### Your instructions
Transcribe all of the material exactly.

### Collected material
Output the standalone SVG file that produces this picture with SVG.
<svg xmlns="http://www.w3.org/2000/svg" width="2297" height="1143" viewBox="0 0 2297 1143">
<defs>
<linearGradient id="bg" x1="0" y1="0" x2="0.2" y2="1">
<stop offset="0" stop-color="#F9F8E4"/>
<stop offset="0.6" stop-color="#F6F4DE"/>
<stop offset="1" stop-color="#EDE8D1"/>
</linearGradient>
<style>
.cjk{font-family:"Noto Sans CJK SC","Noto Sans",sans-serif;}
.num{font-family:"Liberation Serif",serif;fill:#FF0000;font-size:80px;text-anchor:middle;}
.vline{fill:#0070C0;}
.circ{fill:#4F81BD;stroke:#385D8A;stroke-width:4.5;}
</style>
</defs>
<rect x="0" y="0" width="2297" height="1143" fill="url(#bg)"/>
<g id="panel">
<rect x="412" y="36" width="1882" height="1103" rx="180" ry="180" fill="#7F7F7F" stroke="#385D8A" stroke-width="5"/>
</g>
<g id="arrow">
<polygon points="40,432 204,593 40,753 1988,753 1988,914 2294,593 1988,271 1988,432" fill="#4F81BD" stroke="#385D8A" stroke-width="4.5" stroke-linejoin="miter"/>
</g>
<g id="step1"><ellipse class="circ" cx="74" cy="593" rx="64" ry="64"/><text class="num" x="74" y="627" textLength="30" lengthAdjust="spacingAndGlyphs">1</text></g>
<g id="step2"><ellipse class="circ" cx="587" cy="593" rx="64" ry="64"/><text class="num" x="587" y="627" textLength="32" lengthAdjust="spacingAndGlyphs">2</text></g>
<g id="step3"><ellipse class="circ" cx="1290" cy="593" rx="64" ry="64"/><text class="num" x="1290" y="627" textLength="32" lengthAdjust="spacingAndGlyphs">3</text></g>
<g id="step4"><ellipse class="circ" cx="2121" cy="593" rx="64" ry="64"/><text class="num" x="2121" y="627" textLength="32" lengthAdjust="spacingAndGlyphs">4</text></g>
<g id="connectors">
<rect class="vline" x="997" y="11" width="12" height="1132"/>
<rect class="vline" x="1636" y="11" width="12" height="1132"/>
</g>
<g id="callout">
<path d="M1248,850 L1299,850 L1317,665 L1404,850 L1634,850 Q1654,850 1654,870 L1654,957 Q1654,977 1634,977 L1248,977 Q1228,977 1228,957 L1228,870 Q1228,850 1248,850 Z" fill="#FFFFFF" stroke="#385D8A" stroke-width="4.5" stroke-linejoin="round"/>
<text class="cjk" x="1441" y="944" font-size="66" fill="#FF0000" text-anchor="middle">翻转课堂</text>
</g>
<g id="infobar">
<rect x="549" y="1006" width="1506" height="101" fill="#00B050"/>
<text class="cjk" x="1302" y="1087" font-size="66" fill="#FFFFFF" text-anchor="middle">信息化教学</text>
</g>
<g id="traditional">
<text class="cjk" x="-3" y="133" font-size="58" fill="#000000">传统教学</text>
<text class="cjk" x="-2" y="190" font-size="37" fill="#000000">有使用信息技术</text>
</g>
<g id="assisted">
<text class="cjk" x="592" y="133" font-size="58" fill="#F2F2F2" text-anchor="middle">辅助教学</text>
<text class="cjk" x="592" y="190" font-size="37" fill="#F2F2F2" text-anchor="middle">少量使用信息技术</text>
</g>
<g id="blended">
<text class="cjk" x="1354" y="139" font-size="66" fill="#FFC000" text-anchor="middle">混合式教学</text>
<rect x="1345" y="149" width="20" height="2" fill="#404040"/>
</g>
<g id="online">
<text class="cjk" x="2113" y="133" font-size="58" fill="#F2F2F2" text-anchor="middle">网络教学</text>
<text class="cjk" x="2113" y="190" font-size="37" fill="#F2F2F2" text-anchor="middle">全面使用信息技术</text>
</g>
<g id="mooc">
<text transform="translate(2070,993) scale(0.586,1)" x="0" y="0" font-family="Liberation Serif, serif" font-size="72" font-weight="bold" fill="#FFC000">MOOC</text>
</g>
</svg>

### Exercise output
Output the standalone SVG file that produces this picture with SVG.
<svg xmlns="http://www.w3.org/2000/svg" width="2297" height="1143" viewBox="0 0 2297 1143">
<defs>
<linearGradient id="bg" x1="0" y1="0" x2="0.2" y2="1">
<stop offset="0" stop-color="#F9F8E4"/>
<stop offset="0.6" stop-color="#F6F4DE"/>
<stop offset="1" stop-color="#EDE8D1"/>
</linearGradient>
<style>
.cjk{font-family:"Noto Sans CJK SC","Noto Sans",sans-serif;}
.num{font-family:"Liberation Serif",serif;fill:#FF0000;font-size:80px;text-anchor:middle;}
.vline{fill:#0070C0;}
.circ{fill:#4F81BD;stroke:#385D8A;stroke-width:4.5;}
</style>
</defs>
<rect x="0" y="0" width="2297" height="1143" fill="url(#bg)"/>
<g id="panel">
<rect x="412" y="36" width="1882" height="1103" rx="180" ry="180" fill="#7F7F7F" stroke="#385D8A" stroke-width="5"/>
</g>
<g id="arrow">
<polygon points="40,432 204,593 40,753 1988,753 1988,914 2294,593 1988,271 1988,432" fill="#4F81BD" stroke="#385D8A" stroke-width="4.5" stroke-linejoin="miter"/>
</g>
<g id="step1"><ellipse class="circ" cx="74" cy="593" rx="64" ry="64"/><text class="num" x="74" y="627" textLength="30" lengthAdjust="spacingAndGlyphs">1</text></g>
<g id="step2"><ellipse class="circ" cx="587" cy="593" rx="64" ry="64"/><text class="num" x="587" y="627" textLength="32" lengthAdjust="spacingAndGlyphs">2</text></g>
<g id="step3"><ellipse class="circ" cx="1290" cy="593" rx="64" ry="64"/><text class="num" x="1290" y="627" textLength="32" lengthAdjust="spacingAndGlyphs">3</text></g>
<g id="step4"><ellipse class="circ" cx="2121" cy="593" rx="64" ry="64"/><text class="num" x="2121" y="627" textLength="32" lengthAdjust="spacingAndGlyphs">4</text></g>
<g id="connectors">
<rect class="vline" x="997" y="11" width="12" height="1132"/>
<rect class="vline" x="1636" y="11" width="12" height="1132"/>
</g>
<g id="callout">
<path d="M1248,850 L1299,850 L1317,665 L1404,850 L1634,850 Q1654,850 1654,870 L1654,957 Q1654,977 1634,977 L1248,977 Q1228,977 1228,957 L1228,870 Q1228,850 1248,850 Z" fill="#FFFFFF" stroke="#385D8A" stroke-width="4.5" stroke-linejoin="round"/>
<text class="cjk" x="1441" y="944" font-size="66" fill="#FF0000" text-anchor="middle">翻转课堂</text>
</g>
<g id="infobar">
<rect x="549" y="1006" width="1506" height="101" fill="#00B050"/>
<text class="cjk" x="1302" y="1087" font-size="66" fill="#FFFFFF" text-anchor="middle">信息化教学</text>
</g>
<g id="traditional">
<text class="cjk" x="-3" y="133" font-size="58" fill="#000000">传统教学</text>
<text class="cjk" x="-2" y="190" font-size="37" fill="#000000">有使用信息技术</text>
</g>
<g id="assisted">
<text class="cjk" x="592" y="133" font-size="58" fill="#F2F2F2" text-anchor="middle">辅助教学</text>
<text class="cjk" x="592" y="190" font-size="37" fill="#F2F2F2" text-anchor="middle">少量使用信息技术</text>
</g>
<g id="blended">
<text class="cjk" x="1354" y="139" font-size="66" fill="#FFC000" text-anchor="middle">混合式教学</text>
<rect x="1345" y="149" width="20" height="2" fill="#404040"/>
</g>
<g id="online">
<text class="cjk" x="2113" y="133" font-size="58" fill="#F2F2F2" text-anchor="middle">网络教学</text>
<text class="cjk" x="2113" y="190" font-size="37" fill="#F2F2F2" text-anchor="middle">全面使用信息技术</text>
</g>
<g id="mooc">
<text transform="translate(2070,993) scale(0.586,1)" x="0" y="0" font-family="Liberation Serif, serif" font-size="72" font-weight="bold" fill="#FFC000">MOOC</text>
</g>
</svg>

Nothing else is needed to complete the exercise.